Rosemount, 10 Argyle Street West, Helensburgh is a Grade C listed building in the Argyll and Bute local planning authority area, Scotland. First listed on 30 June 1993. Villa.
Rosemount, 10 Argyle Street West, Helensburgh
- WRENN ID
- weathered-bastion-honey
- Grade
- C
- Local Planning Authority
- Argyll and Bute
- Country
- Scotland
- Date first listed
- 30 June 1993
- Type
- Villa
- Source
- Historic Environment Scotland listing
Description
Rosemount, 10 Argyle Street West, Helensburgh
A 2-storey, 3-bay rectangular-plan villa originally built in 1836, with additions made by William Leiper in 1895 and by Robert Wemyss in 1907. The building exemplifies the evolution from Victorian villa to Arts and Crafts aesthetic, with flanking red tile-hung additions creating a complex and visually rich composition.
The original villa is constructed of snecked, stugged red and cream sandstone with ashlar dressings. It features a base course with raised margins and chamfered arrises. The ashlar mullioned and corniced windows at ground level are set beneath a lintel course, while bracketed overhanging eaves project prominently at the roofline. The later additions employ cream sandstone at ground floor with red tile-hanging at first floor, combining ashlar mullioned windows at ground level with timber mullioned windows above, and feature bargeboarded gables characteristic of Arts and Crafts design.
The south elevation fronting Argyle Street (the entrance front) presents an architraved and corniced doorpiece to the centre with a panelled fanlit door. To the right sits a bipartite window, while to the left rises a full-height canted window. The first floor contains windows to the centre and right, a slightly recessed bay with canted window to the outer right featuring ovolo moulding to the reveals, and a slightly recessed gabled bay to the outer left with a large window at ground level (originally a French window) and a tripartite oriel at first floor supported on ashlar brackets, with narrow windows on its returns.
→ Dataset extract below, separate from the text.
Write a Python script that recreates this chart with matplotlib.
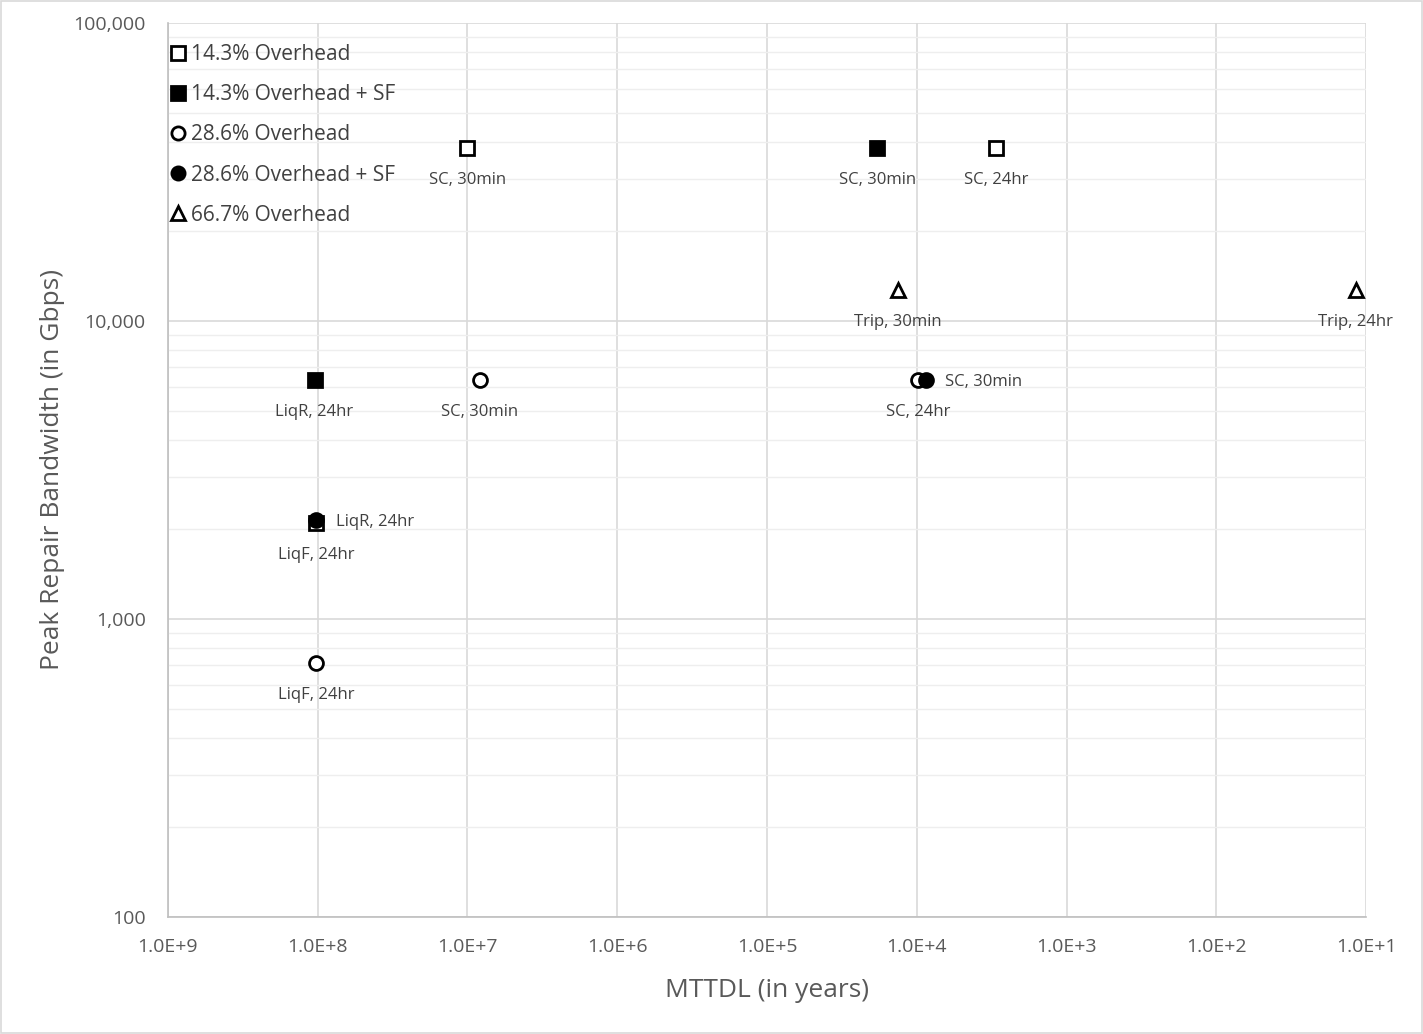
import numpy as np
import matplotlib.pyplot as plt
from matplotlib.ticker import FixedLocator, FuncFormatter, LogLocator, NullFormatter

plt.rcParams['font.family'] = ['Open Sans', 'DejaVu Sans']

# series: MTTDL (years), peak repair bandwidth (Gbps), point labels
sq_open_x = [1.0e7, 2.95e3, 1.02e8]
sq_open_y = [38000, 38000, 2100]
sq_open_lab = ['SC, 30min', 'SC, 24hr', 'LiqF, 24hr']

sq_fill_x = [1.84e4, 1.05e8]
sq_fill_y = [38000, 6340]
sq_fill_lab = ['SC, 30min', 'LiqR, 24hr']

ci_open_x = [8.26e6, 9.77e3, 1.03e8]
ci_open_y = [6340, 6340, 712]
ci_open_lab = ['SC, 30min', 'SC, 24hr', 'LiqF, 24hr']

ci_fill_x = [8.67e3, 1.02e8]
ci_fill_y = [6340, 2150]
ci_fill_lab = ['SC, 30min', 'LiqR, 24hr']

tri_x = [1.33e4, 11.7]
tri_y = [12700, 12700]
tri_lab = ['Trip, 30min', 'Trip, 24hr']

x_ticks = [1e9, 1e8, 1e7, 1e6, 1e5, 1e4, 1e3, 1e2, 1e1]

fig = plt.figure(figsize=(14.23, 10.34), dpi=100)
ax = fig.add_axes([0.118, 0.1132, 0.842, 0.8646])

ms = 10
mew = 2
ax.plot(sq_open_x, sq_open_y, 's', ms=ms, mfc='white', mec='black', mew=mew,
        label='14.3% Overhead', zorder=3)
ax.plot(sq_fill_x, sq_fill_y, 's', ms=ms, mfc='black', mec='black', mew=mew,
        label='14.3% Overhead + SF', zorder=3)
ax.plot(ci_open_x, ci_open_y, 'o', ms=ms, mfc='white', mec='black', mew=mew,
        label='28.6% Overhead', zorder=3)
ax.plot(ci_fill_x, ci_fill_y, 'o', ms=ms, mfc='black', mec='black', mew=mew,
        label='28.6% Overhead + SF', zorder=4)
ax.plot(tri_x, tri_y, '^', ms=ms, mfc='white', mec='black', mew=mew,
        label='66.7% Overhead', zorder=3)

lab_kw = dict(fontsize=12, color='#404040', textcoords='offset points')


def below(xs, ys, labs):
    for x, y, s in zip(xs, ys, labs):
        ax.annotate(s, (x, y), xytext=(0, -17), ha='center', va='top', **lab_kw)


def right(x, y, s):
    ax.annotate(s, (x, y), xytext=(14, 0), ha='left', va='center_baseline', **lab_kw)


below(sq_open_x, sq_open_y, sq_open_lab)
below(sq_fill_x, sq_fill_y, sq_fill_lab)
below(ci_open_x, ci_open_y, ci_open_lab)
right(ci_fill_x[0], ci_fill_y[0], ci_fill_lab[0])
right(ci_fill_x[1], ci_fill_y[1], ci_fill_lab[1])
below(tri_x, tri_y, tri_lab)

ax.set_xscale('log')
ax.set_yscale('log')
ax.set_xlim(1e9, 1e1)
ax.set_ylim(100, 100000)

ax.xaxis.set_major_locator(FixedLocator(x_ticks))
ax.xaxis.set_minor_locator(FixedLocator([]))
ax.xaxis.set_major_formatter(FuncFormatter(lambda v, p: '1.0E+%d' % round(np.log10(v))))
ax.yaxis.set_major_locator(FixedLocator([100, 1000, 10000, 100000]))
ax.yaxis.set_major_formatter(FuncFormatter(lambda v, p: '{:,.0f}'.format(v)))
ax.yaxis.set_minor_locator(LogLocator(base=10, subs=np.arange(2, 10)))
ax.yaxis.set_minor_formatter(NullFormatter())

ax.grid(True, which='major', color='#d9d9d9', lw=1.2)
ax.grid(True, which='minor', axis='y', color='#eeeeee', lw=1)
ax.set_axisbelow(True)

for s in ['top', 'right']:
    ax.spines[s].set_visible(False)
for s in ['left', 'bottom']:
    ax.spines[s].set_color('#bfbfbf')
    ax.spines[s].set_linewidth(1.2)

ax.tick_params(which='both', length=0, labelsize=14, labelcolor='#595959')
ax.tick_params(axis='x', pad=15)
ax.tick_params(axis='y', pad=16)
ax.set_xlabel('MTTDL (in years)', fontsize=19, color='#595959', labelpad=16)
ax.set_ylabel('Peak Repair Bandwidth (in Gbps)', fontsize=19, color='#595959', labelpad=6)

ax.legend(loc='upper left', bbox_to_anchor=(0.0, 0.981), frameon=False, fontsize=15,
          labelcolor='#404040', handletextpad=0.3, handlelength=0.6, labelspacing=0.92,
          borderaxespad=0.0, borderpad=0.2, markerscale=0.95)

fig.patches.append(plt.Rectangle((0.001, 0.001), 0.998, 0.998, transform=fig.transFigure,
                                 fill=False, edgecolor='#d9d9d9', lw=1.2))

fig.savefig('out.png', dpi=100)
A tile-hung canted window appears at first floor to the outer right.
The east (side) elevation displays a corbelled and jettied first floor with a canted oriel to the centre supported by timber consoles on a stone corbel. Mock-half timbering decorates the jettied gablehead breaking the eaves. A bipartite window appears to the outer left, whilst a tripartite window to the right is canted around a chamfered north-east angle. A modern window slopes off-centre right at ground level.
The west elevation fronting Colquhoun Street is blank at ground level. At first floor, a corbelled harled pilaster-strip sits off-centre right, crowned by a tall wallhead stack. A corbelled shallow 4-light bowed oriel breaking the eaves projects to the left.
The north (rear) elevation shows a 2-storey flat-roofed block projecting from the centre, with a single-storey addition abutting it featuring mock-half timbering. A single-storey L-plan wing with lean-to roof extends to the outer right, alongside later gabled bays to both outer right and left. A modern forestair accesses the first floor to the left.
The original villa retains mostly plate glass sash and case windows, whilst the additions employ sash and case windows with plate glass to lower sashes and multi-pane to upper sashes, alongside multi-pane casement windows. The villa is roofed in grey slate with cream ashlar corniced end stacks, whilst the additions feature a grey and green slate piended roof with red ridge tiles. Tall cream snecked sandstone corniced stacks serve the wing to the right, with harled examples to the left.
The boundary treatment is substantial. Pink sandstone ashlar piers with stop-chamfered angles and corniced caps flank iron gates, with ashlar coped rubble quadrant walls alongside featuring iron railings. A timber Art Nouveau panelled gate opens onto Colquhoun Street, inset with a slim balustrade to the upper half. Elsewhere, cream sandstone rubble boundary walls feature semi-circular coping.
A former coach-house, now converted for residential use, fronts Colquhoun Street. This single-storey rectangular-plan structure with an attached single-storey and attic block to the south is constructed of stugged and snecked red and cream sandstone with ashlar dressings. The west elevation contains a doorway at centre with a window to the left, whilst the taller block to the outer right has a window at ground and a window breaking the eaves above, with a half-piend roof overhead.